TWENTY-FIVE YEARS ago, I had just returned home to Ireland from Australia after successfully selling three companies in my Trinity Group.
I thought I had enough money not to have to worry about money, so I went into a period of retirement. That lasted about three months before I got bored and decided to invest in a new business, Skydome.
Skydome was a skylight product that allowed you to plumb light down into dark areas of your home. We developed the product, tested it and started selling it.
I initially invested £200,000 and managed to get some small government employment grants. The product took off and we were selling it by the container to Australia.
The success meant that I needed to invest more money into business, so I invested another £200,000. Sales continued to grow so I had to invest more and more in the company. I didn’t mind as I was investing in success, or so I thought.
More great sales meant more cash out of my pocket. Before I knew it, I was almost into this accidental investment for £1 million! But sales were booming and the company was taking off.
I decided that I needed to bring in additional investors as this little puppy was starting to seriously eat into my personal nest egg.
This was when I made my first big mistake. I sold 25% of the company to raise additional capital to fund the expansion, but unfortunately I had never heard of “pre-emptive rights”, sometimes also called “subscription rights”.
Pre-emptive rights are a clause in an option, security or merger agreement that gives the investor the right to maintain his or her percentage ownership of a company by buying a proportionate number of shares of any future issue of the security at a prearranged price.
This was where I messed up. If I had inserted a clause into the agreement that insured that my shareholding could not be diluted below a controlling amount, I would have maintained control of the company.
What happened was we needed to raise even more money and for me to keep my shareholding above the 50% stake, I would have had to reach into my own pocket for another £200,000. I decided against it and my shareholding dropped to 35%.
Essentially I had lost control of my own company. I should have inserted clauses saying that I could buy at the original valuation, or issued a different class of share that did not have equal voting rights. I was ignorant of all of these now obvious options.
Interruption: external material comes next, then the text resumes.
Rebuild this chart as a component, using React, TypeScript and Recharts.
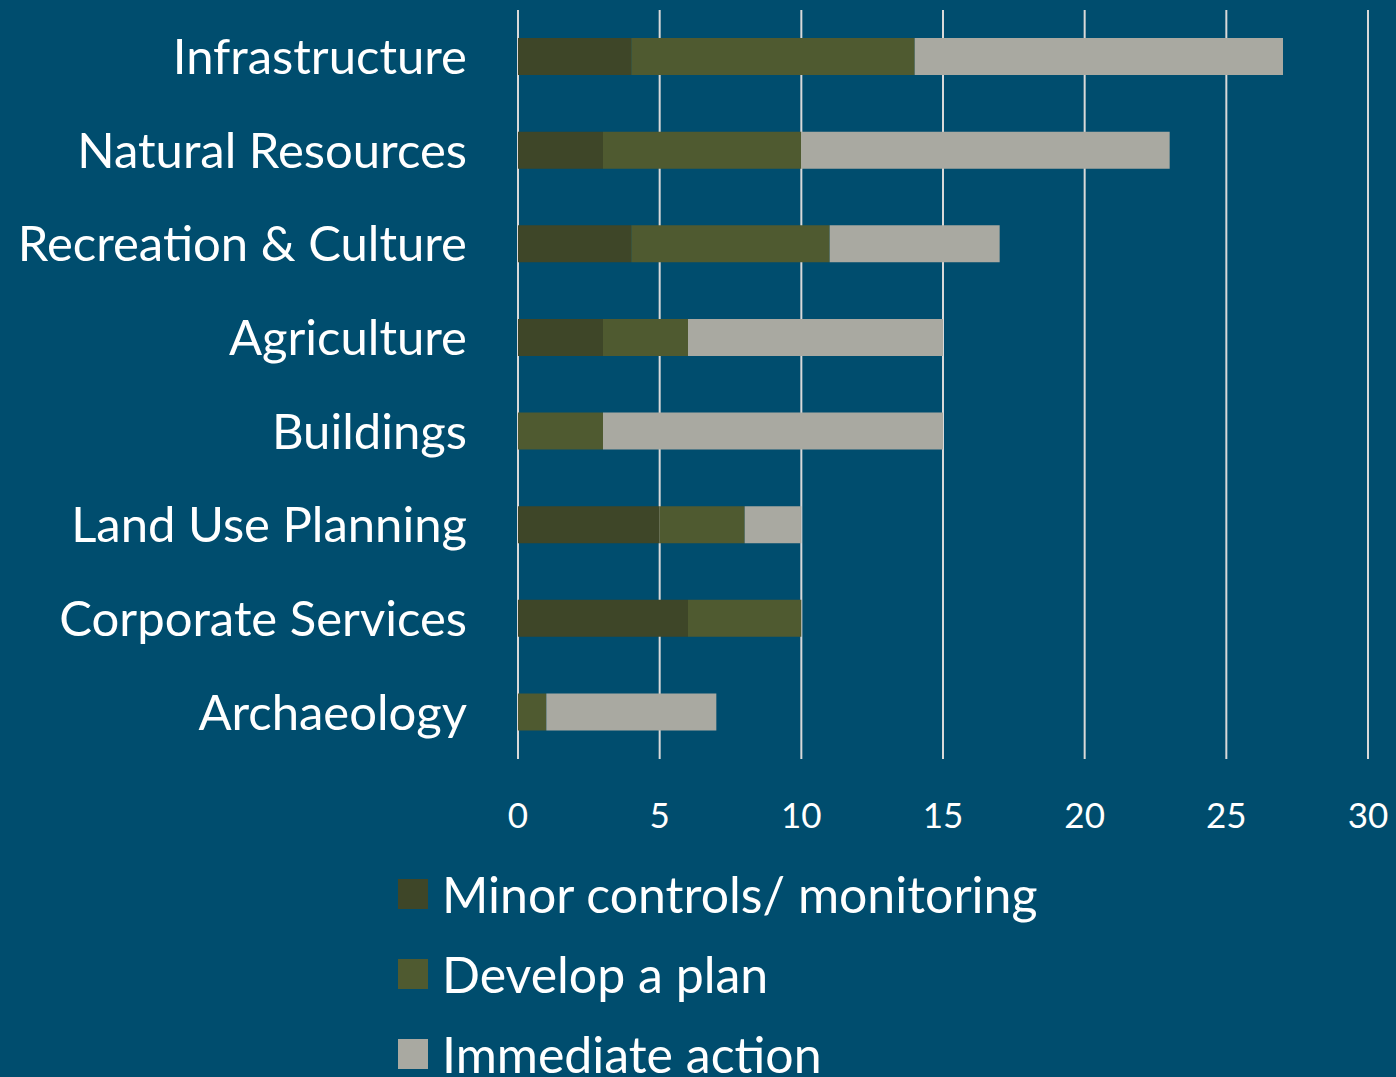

Deciding when to bring additional capital into your business is critical. Wait too long and you will miss great opportunities. Bringing in additional capital too early and you will be selling yourself short and not getting maximum value.
The key is to get really good advice as to how to structure fundraising. You shouldn’t just look for guidance during the initial capital expansion, but also with any future funding that you will need if your success continues.
I lost control of my company unnecessarily, do not make the same mistake!